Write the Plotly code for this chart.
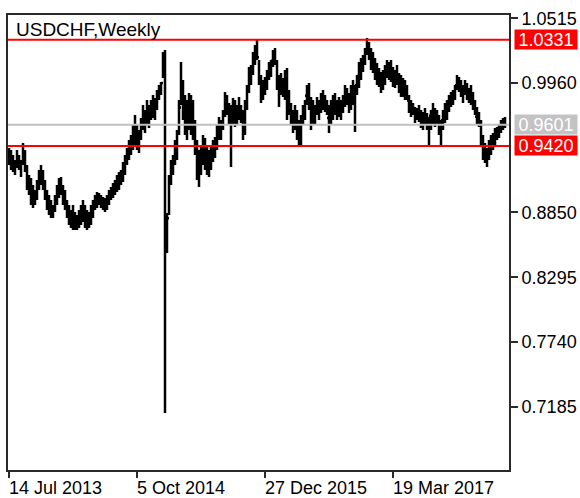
import pandas as pd
import plotly.graph_objects as go

# ---------------- data (weekly USDCHF) ----------------
start_date = "2013-07-14"
n_weeks = 249

highs = [
    .9403, .9386, .9343, .9300, .9386, .9343, .9300, .9446, .9386, .9257,
    .9171, .9146, .9085, .9043, .9128, .9214, .9257, .9214, .9128, .9043,
    .9000, .8957, .8914, .9000, .9085, .9146, .9154, .9085, .9043, .8957,
    .8914, .8871, .8914, .8854, .8828, .8871, .8914, .8957, .8914, .8871,
    .8854, .8914, .8957, .9000, .9025, .9017, .9000, .8983, .8974, .9000,
    .9043, .9068, .9103, .9128, .9171, .9197, .9214, .9283, .9343, .9403,
    .9471, .9514, .9600, .9686, .9600, .9557, .9660, .9772, .9729, .9814,
    .9772, .9814, .9857, .9832, .9900, .9943, .9969, 1.0226, 1.0243, .8845,
    .9171, .9300, .9343, .9471, .9557, .9814, 1.0140, .9986, .9857, .9814,
    .9874, .9857, .9814, .9643, .9471, .9386, .9429, .9514, .9489, .9429,
    .9386, .9429, .9471, .9497, .9600, .9669, .9643, .9729, .9883, .9857,
    .9789, .9772, .9832, .9814, .9772, .9840, .9772, .9729, .9814, .9943,
    1.0097, 1.0115, 1.0226, 1.0286, 1.0329, 1.0157, 1.0029, .9986, 1.0012, 1.0072,
    1.0140, 1.0157, 1.0243, 1.0260, 1.0157, 1.0029, 1.0046, 1.0003, 1.0072, 1.0089,
    .9900, .9789, .9729, .9772, .9729, .9643, .9686, .9772, .9814, .9943,
    .9960, .9840, .9814, .9772, .9840, .9814, .9874, .9900, .9857, .9814,
    .9772, .9814, .9857, .9874, .9814, .9840, .9814, .9857, .9943, .9917,
    .9874, .9943, .9986, .9943, 1.0029, 1.0140, 1.0175, 1.0200, 1.0260, 1.0346,
    1.0312, 1.0260, 1.0226, 1.0175, 1.0132, 1.0089, 1.0055, 1.0072, 1.0115, 1.0157,
    1.0140, 1.0157, 1.0097, 1.0072, 1.0115, 1.0046, 1.0029, 1.0003, .9986, .9943,
    .9857, .9814, .9789, .9754, .9746, .9772, .9729, .9712, .9746, .9703,
    .9669, .9729, .9789, .9746, .9729, .9686, .9643, .9729, .9789, .9814,
    .9857, .9883, .9900, .9943, 1.0029, 1.0012, .9986, .9943, .9986, .9960,
    .9917, .9943, .9883, .9814, .9754, .9712, .9643, .9514, .9446, .9403,
    .9471, .9514, .9531, .9574, .9583, .9600, .9643, .9660, .9669,
]

lows = [
    .9257, .9214, .9197, .9171, .9231, .9214, .9154, .9257, .9197, .9043,
    .9000, .8914, .8888, .8914, .8957, .9043, .9085, .9043, .8957, .8871,
    .8828, .8802, .8802, .8854, .8914, .8974, .9000, .8914, .8871, .8802,
    .8742, .8717, .8700, .8700, .8700, .8717, .8742, .8768, .8717, .8700,
    .8717, .8742, .8802, .8871, .8888, .8914, .8888, .8871, .8854, .8871,
    .8914, .8957, .8974, .9000, .9025, .9043, .9085, .9111, .9171, .9257,
    .9300, .9343, .9386, .9429, .9386, .9360, .9471, .9557, .9531, .9600,
    .9574, .9643, .9660, .9643, .9729, .9814, .9857, 1.0003, .7130, .8502,
    .8828, .9085, .9171, .9257, .9300, .9514, .9772, .9643, .9514, .9471,
    .9557, .9514, .9471, .9343, .9128, .9068, .9171, .9257, .9214, .9171,
    .9154, .9214, .9283, .9317, .9386, .9471, .9471, .9557, .9669, .9686,
    .9600, .9240, .9600, .9583, .9600, .9643, .9617, .9471, .9514, .9729,
    .9874, .9943, 1.0029, 1.0115, 1.0157, .9943, .9789, .9814, .9857, .9900,
    .9986, 1.0012, 1.0097, 1.0115, .9900, .9754, .9857, .9840, .9814, .9643,
    .9686, .9600, .9531, .9557, .9471, .9429, .9420, .9600, .9643, .9772,
    .9729, .9557, .9600, .9600, .9686, .9643, .9703, .9729, .9712, .9686,
    .9531, .9600, .9643, .9686, .9643, .9669, .9643, .9703, .9754, .9772,
    .9703, .9729, .9772, .9540, .9857, .9917, .9986, 1.0055, 1.0115, 1.0200,
    1.0157, 1.0072, 1.0046, .9986, .9943, .9926, .9874, .9900, .9943, 1.0003,
    .9986, .9969, .9926, .9917, .9943, .9874, .9840, .9840, .9814, .9814,
    .9703, .9669, .9686, .9617, .9643, .9626, .9574, .9557, .9600, .9557,
    .9420, .9557, .9600, .9583, .9600, .9514, .9420, .9557, .9617, .9643,
    .9712, .9754, .9772, .9814, .9900, .9883, .9840, .9789, .9857, .9814,
    .9789, .9772, .9729, .9686, .9600, .9583, .9411, .9300, .9274, .9240,
    .9300, .9343, .9386, .9429, .9471, .9489, .9531, .9557, .9574,
]

closes = [
    .931, .927, .924, .928, .929, .924, .928, .930, .921, .909,
    .904, .898, .899, .902, .910, .917, .913, .906, .898, .891,
    .887, .885, .889, .898, .905, .909, .903, .897, .889, .883,
    .879, .880, .878, .876, .879, .882, .885, .883, .879, .878,
    .882, .887, .893, .896, .897, .895, .893, .892, .893, .897,
    .901, .904, .907, .910, .913, .916, .920, .925, .932, .938,
    .943, .949, .955, .950, .947, .954, .964, .964, .969, .968,
    .972, .975, .974, .980, .987, .991, .996, 1.021, .859, .880,
    .914, .927, .932, .945, .953, .975, .990, .970, .962, .968,
    .969, .965, .952, .939, .918, .925, .936, .932, .930, .926,
    .932, .937, .941, .948, .956, .955, .962, .970, .978, .972,
    .966, .970, .972, .969, .973, .969, .964, .965, .978, .990,
    1.005, 1.010, 1.019, 1.025, 1.018, .997, .990, .994, .998, 1.005,
    1.008, 1.015, 1.020, 1.013, .993, .995, .992, .995, .990, .980,
    .972, .965, .967, .962, .955, .958, .966, .973, .985, .986,
    .976, .970, .968, .975, .973, .978, .980, .979, .975, .966,
    .970, .975, .978, .974, .976, .973, .978, .984, .985, .980,
    .983, .988, .985, .994, 1.002, 1.008, 1.014, 1.018, 1.025, 1.023,
    1.019, 1.012, 1.008, 1.004, 1.000, .996, .998, 1.004, 1.009, 1.007,
    1.008, 1.002, 1.000, 1.003, .996, .994, .990, .990, .988, .981,
    .975, .973, .970, .970, .970, .966, .963, .967, .963, .960,
    .968, .972, .966, .967, .962, .957, .964, .970, .973, .978,
    .982, .985, .988, .994, .995, .992, .988, .993, .990, .986,
    .988, .980, .975, .967, .964, .960, .945, .935, .932, .938,
    .942, .946, .950, .952, .955, .959, .962, .960, .9601,
]
first_open = 0.936

y_tick_values = [1.0515, 0.9960, 0.8850, 0.8295, 0.7740, 0.7185]
y_tick_labels = ["1.0515", "0.9960", "0.8850", "0.8295", "0.7740", "0.7185"]

x_tick_dates = ["2013-07-14", "2014-10-05", "2015-12-27", "2017-03-19"]
x_tick_labels = ["14 Jul 2013", "5 Oct 2014", "27 Dec 2015", "19 Mar 2017"]

resistance = 1.0331
support = 0.9420
last_price = 0.9601

title_text = "USDCHF,Weekly"

# ---------------- figure ----------------
dates = pd.date_range(start_date, periods=n_weeks, freq="7D")
opens = [first_open] + closes[:-1]

FONT = "Liberation Sans, Arial, sans-serif"
AXIS = "#2a2a2a"

fig = go.Figure()
fig.add_trace(go.Ohlc(
    x=dates, open=opens, high=highs, low=lows, close=closes,
    increasing=dict(line=dict(color="black", width=2.5)),
    decreasing=dict(line=dict(color="black", width=2.5)),
    tickwidth=0.5, showlegend=False, hoverinfo="skip",
))

x0 = pd.Timestamp(start_date) - pd.Timedelta(days=3.5)
x1 = pd.Timestamp(start_date) + pd.Timedelta(weeks=250)

# horizontal levels
for val, col in [(last_price, "#c0c0c0"), (resistance, "#ff0000"), (support, "#ff0000")]:
    fig.add_shape(type="line", xref="paper", x0=0, x1=1, yref="y", y0=val, y1=val,
                  line=dict(color=col, width=2), layer="above")

# price boxes on the right
for val, bg in [(last_price, "#c3c3c3"), (resistance, "#ff0000"), (support, "#ff0000")]:
    fig.add_annotation(xref="paper", x=1.0105, xanchor="left", yref="y", y=val,
                       yanchor="middle", text=f"{val:.4f}", showarrow=False,
                       bgcolor=bg, width=62, height=19, borderpad=0,
                       font=dict(family=FONT, size=18, color="white"))

# title inside the plot
fig.add_annotation(xref="paper", x=0.012, xanchor="left", yref="paper", y=0.969,
                   yanchor="middle", text=title_text, showarrow=False,
                   font=dict(family=FONT, size=19, color="black"))

# x labels, left aligned at their ticks
for d, t in zip(x_tick_dates, x_tick_labels):
    fig.add_annotation(xref="x", x=d, xanchor="left", xshift=-2, yref="paper", y=-0.04,
                       yanchor="middle", text=t, showarrow=False,
                       font=dict(family=FONT, size=18, color="black"))

fig.update_layout(
    width=580, height=498,
    margin=dict(l=8, r=71, t=15, b=28, autoexpand=False),
    paper_bgcolor="white", plot_bgcolor="white",
    font=dict(family=FONT, size=18, color="black"),
    showlegend=False,
)
fig.update_xaxes(
    type="date", range=[x0, x1], rangeslider=dict(visible=False),
    showgrid=False, zeroline=False, showline=True, linecolor=AXIS, linewidth=2,
    mirror=True, ticks="outside", ticklen=6, tickwidth=2, tickcolor=AXIS,
    tickvals=x_tick_dates, showticklabels=False, automargin=False,
)
fig.update_yaxes(
    side="right", range=[0.6642, 1.0543], showgrid=False, zeroline=False,
    showline=True, linecolor=AXIS, linewidth=2, mirror=True,
    ticks="outside", ticklen=7, tickwidth=2, tickcolor=AXIS,
    tickvals=y_tick_values, ticktext=y_tick_labels, automargin=False,
    tickfont=dict(family=FONT, size=18, color="black"),
)

fig.write_html(
    "out.html",
    config={"displayModeBar": False},
    post_script="document.body.style.margin='0';document.body.style.padding='0';",
)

▶ **Goal**:
Give again, word for word, every line from the top of the data above to the line holding "n_weeks = 249", inclusive, with the pictures left out.

▶ **Result below**:
Write the Plotly code for this chart.
import pandas as pd
import plotly.graph_objects as go

# ---------------- data (weekly USDCHF) ----------------
start_date = "2013-07-14"
n_weeks = 249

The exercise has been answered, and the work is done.